● **TASK TO COMPLETE**
Starting from the top of the material, restate each line exactly until the line that contains "const rightTicks = [0, 0.5, 1, 1.5, 2, 2.5];", which is also copied. Pictures are excluded.

## Start DATASET CONTENT

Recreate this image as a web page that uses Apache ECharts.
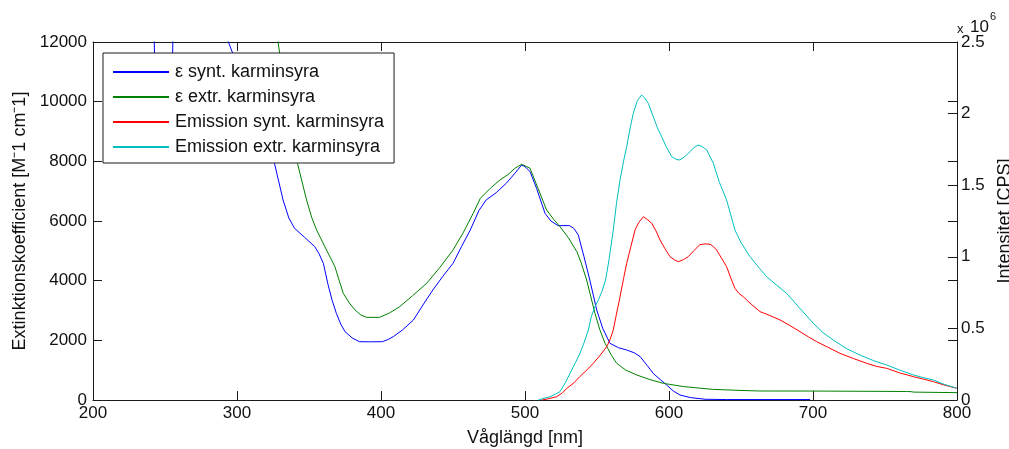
<!DOCTYPE html>
<html>
<head>
<meta charset="utf-8">
<script src="https://cdn.jsdelivr.net/npm/echarts@6/dist/echarts.min.js"></script>
<style>html,body{margin:0;padding:0;background:#fff}#c{width:1009px;height:449px}</style>
</head>
<body>
<div id="c"></div>
<script>
// ---- data (wavelength nm, value) ----
const seriesNames = ['ε synt. karminsyra', 'ε extr. karminsyra', 'Emission synt. karminsyra', 'Emission extr. karminsyra'];
const xTicks = [200, 300, 400, 500, 600, 700, 800];
const leftTicks = [0, 2000, 4000, 6000, 8000, 10000, 12000];
const rightTicks = [0, 0.5, 1, 1.5, 2, 2.5];

// absorption (M-1 cm-1)
const blueData = [[200,16000],[230,15000],[242,14000],[243,10500],[255,10500],[256,14000],[280,14500],[294,12000],[310,10000],[326,7935],[332,6704],[336,6100],[340,5755],[347,5450],[354,5140],[357,4900],[360,4581],[363,3911],[366,3350],[369,2905],[372,2550],[375,2291],[380,2080],[385,1955],[392,1950],[401,1955],[405,2030],[408.5,2123],[415,2350],[422.5,2682],[430,3250],[436,3687],[443,4150],[450,4581],[456,5150],[462,5698],[468,6350],[473,6704],[480,6950],[487,7264],[493,7600],[497.7,7878],[500,7820],[503.5,7654],[508,7100],[513.9,6257],[518,6000],[523,5844],[531,5844],[534,5750],[537,5531],[541,4800],[545,4022],[549.8,3017],[554,2400],[559,1900],[565,1750],[570.6,1676],[576,1580],[580,1452],[585,1150],[589,894],[594,680],[598.4,503],[603,300],[607.6,168],[615,80],[625,25],[640,15],[698,15]];
const greenData = [[200,20000],[320,16000],[328.5,12000],[335,9800],[342,7935],[348.3,6704],[352,6100],[355.3,5698],[361,5140],[368,4469],[371,4000],[373.8,3576],[378,3250],[382,3017],[386,2850],[390,2771],[399,2771],[406,2920],[413,3128],[422,3500],[431.7,3911],[441,4450],[450,5028],[457,5600],[464,6257],[469,6760],[476,7100],[482.6,7375],[488,7550],[493,7767],[497.7,7900],[503.5,7767],[509,7100],[515,6369],[520,6050],[524.3,5810],[530,5450],[536,4972],[539,4600],[542.8,4022],[548.6,2905],[552,2350],[555.6,1900],[560,1500],[563.7,1230],[570,1000],[577.6,838],[587,680],[596,559],[610,450],[630,358],[650,320],[663,302],[700,300],[765,285],[766,260],[768,280],[770,265],[800,246]];
// emission (CPS, x 10^6)
const redData = [[511.6,0],[516,0.008],[522,0.023],[526,0.05],[529,0.081],[534,0.12],[538,0.163],[543,0.21],[547.4,0.256],[552,0.31],[556.7,0.372],[559,0.42],[561.3,0.489],[563.5,0.6],[566,0.721],[568.5,0.85],[570.6,0.954],[573.5,1.07],[576.4,1.187],[579,1.24],[582.2,1.28],[585,1.26],[588,1.234],[591,1.18],[593.8,1.117],[597,1.06],[600.7,1.001],[603.5,0.98],[606.5,0.966],[610,0.98],[613.4,1.001],[617,1.04],[621.5,1.085],[625,1.09],[628.5,1.088],[631,1.07],[633.1,1.047],[636.5,0.99],[640,0.931],[643,0.85],[645.8,0.78],[648.5,0.745],[651.6,0.721],[657,0.67],[663.2,0.617],[670,0.59],[677.1,0.559],[684,0.52],[691,0.477],[697,0.44],[702.6,0.407],[710,0.37],[718.7,0.326],[728,0.29],[737.3,0.256],[744,0.235],[751.2,0.221],[760,0.19],[769.7,0.163],[777,0.145],[783.6,0.128],[791,0.105],[799.8,0.082]];
const cyanData = [[509.3,0],[513,0.012],[517.4,0.023],[521,0.04],[524.3,0.058],[528,0.12],[531.3,0.186],[535,0.26],[538.2,0.326],[541,0.4],[544,0.489],[546,0.58],[548.5,0.65],[551,0.7],[553.5,0.76],[556,0.84],[558.5,0.99],[561.3,1.187],[563.5,1.37],[566,1.536],[568.5,1.67],[570.6,1.769],[573,1.9],[575.2,2.002],[578,2.09],[581,2.13],[583,2.11],[585.6,2.072],[589.1,1.978],[592,1.9],[594.9,1.839],[598,1.77],[601.9,1.699],[605,1.68],[607.6,1.676],[611,1.7],[614.6,1.734],[617,1.76],[620.3,1.781],[623,1.77],[626.2,1.746],[630.8,1.653],[635,1.52],[640,1.397],[645.8,1.187],[650,1.1],[656.2,1.001],[662,0.93],[667.8,0.861],[675,0.8],[681.7,0.745],[690,0.65],[700.2,0.536],[707,0.47],[714.1,0.419],[723,0.36],[732.6,0.314],[742,0.275],[751.2,0.244],[760,0.21],[769.7,0.175],[777,0.155],[783.6,0.14],[791,0.11],[799.8,0.082]];

const colors = ['#0000ff', '#008000', '#ff0000', '#00bfbf'];
const FONT = '"Liberation Sans", Arial, sans-serif';
const AX = '#1a1a1a';

const chart = echarts.init(document.getElementById('c'), null, {renderer: 'canvas'});
const tickIn = {show: true, inside: true, length: 9, lineStyle: {color: AX, width: 1}};
const lab = {color: '#111', fontFamily: FONT, fontSize: 17, formatter: v => String(v)};

chart.setOption({
  animation: false,
  backgroundColor: '#fff',
  grid: {left: 93, right: 52, top: 42, bottom: 49, containLabel: false, outerBoundsMode: 'none', show: false},
  legend: {
    orient: 'vertical', left: 103, top: 53,
    data: seriesNames.map((n, i) => ({name: n, icon: 'rect', itemStyle: {color: colors[i]}})),
    itemWidth: 56, itemHeight: 2, itemGap: 5,
    padding: [9, 10, 6, 10],
    backgroundColor: '#fff', borderColor: AX, borderWidth: 1, borderRadius: 0,
    textStyle: {fontFamily: FONT, fontSize: 18, color: '#111', lineHeight: 20, padding: [0, 0, 0, 1]}
  },
  xAxis: [
    {type: 'value', min: xTicks[0], max: xTicks[xTicks.length - 1], interval: 100, position: 'bottom',
     name: 'Våglängd [nm]', nameLocation: 'middle', nameGap: 29,
     nameTextStyle: {fontFamily: FONT, fontSize: 18, color: '#111'},
     axisLine: {show: true, onZero: false, lineStyle: {color: AX, width: 1}},
     axisTick: tickIn, axisLabel: Object.assign({margin: 5}, lab), splitLine: {show: false}},
    {type: 'value', min: xTicks[0], max: xTicks[xTicks.length - 1], interval: 100, position: 'top',
     axisLine: {show: true, onZero: false, lineStyle: {color: AX, width: 1}},
     axisTick: tickIn, axisLabel: {show: false}, splitLine: {show: false}}
  ],
  yAxis: [
    {type: 'value', min: 0, max: 12000, interval: 2000, position: 'left',
     name: 'Extinktionskoefficient [M⁻1 cm⁻1]', nameLocation: 'middle', nameGap: 64, nameRotate: 90,
     nameTextStyle: {fontFamily: FONT, fontSize: 18, color: '#111'},
     axisLine: {show: true, onZero: false, lineStyle: {color: AX, width: 1}},
     axisTick: tickIn, axisLabel: Object.assign({margin: 6}, lab), splitLine: {show: false}},
    {type: 'value', min: 0, max: 2.5, interval: 0.5, position: 'right',
     name: 'Intensitet [CPS]', nameLocation: 'middle', nameGap: 32, nameRotate: 90,
     nameTextStyle: {fontFamily: FONT, fontSize: 18, color: '#111'},
     axisLine: {show: true, onZero: false, lineStyle: {color: AX, width: 1}},
     axisTick: tickIn, axisLabel: Object.assign({margin: 4}, lab), splitLine: {show: false}},
    {type: 'value', min: 0, max: 12000, interval: 2000, position: 'right',
     axisLine: {show: false}, axisTick: tickIn, axisLabel: {show: false}, splitLine: {show: false}}
  ],
  graphic: [
    {type: 'text', left: 957, top: 23, style: {text: 'x', font: '13px ' + FONT, fill: '#111'}},
    {type: 'text', left: 970, top: 19, style: {text: '10', font: '17px ' + FONT, fill: '#111'}},
    {type: 'text', left: 990, top: 11, style: {text: '6', font: '11px ' + FONT, fill: '#111'}}
  ],
  series: [
    {name: seriesNames[0], type: 'line', data: blueData, xAxisIndex: 0, yAxisIndex: 0, showSymbol: false, symbol: 'none', clip: true, lineStyle: {width: 1, color: colors[0]}, itemStyle: {color: colors[0]}, z: 3},
    {name: seriesNames[1], type: 'line', data: greenData, xAxisIndex: 0, yAxisIndex: 0, showSymbol: false, symbol: 'none', clip: true, lineStyle: {width: 1, color: colors[1]}, itemStyle: {color: colors[1]}, z: 3},
    {name: seriesNames[2], type: 'line', data: redData, xAxisIndex: 0, yAxisIndex: 1, showSymbol: false, symbol: 'none', clip: true, lineStyle: {width: 1, color: colors[2]}, itemStyle: {color: colors[2]}, z: 3},
    {name: seriesNames[3], type: 'line', data: cyanData, xAxisIndex: 0, yAxisIndex: 1, showSymbol: false, symbol: 'none', clip: true, lineStyle: {width: 1, color: colors[3]}, itemStyle: {color: colors[3]}, z: 3}
  ]
});
</script>
</body>
</html>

## End DATASET CONTENT

● **CORRECT OUTPUT**
Recreate this image as a web page that uses Apache ECharts.
<!DOCTYPE html>
<html>
<head>
<meta charset="utf-8">
<script src="https://cdn.jsdelivr.net/npm/echarts@6/dist/echarts.min.js"></script>
<style>html,body{margin:0;padding:0;background:#fff}#c{width:1009px;height:449px}</style>
</head>
<body>
<div id="c"></div>
<script>
// ---- data (wavelength nm, value) ----
const seriesNames = ['ε synt. karminsyra', 'ε extr. karminsyra', 'Emission synt. karminsyra', 'Emission extr. karminsyra'];
const xTicks = [200, 300, 400, 500, 600, 700, 800];
const leftTicks = [0, 2000, 4000, 6000, 8000, 10000, 12000];
const rightTicks = [0, 0.5, 1, 1.5, 2, 2.5];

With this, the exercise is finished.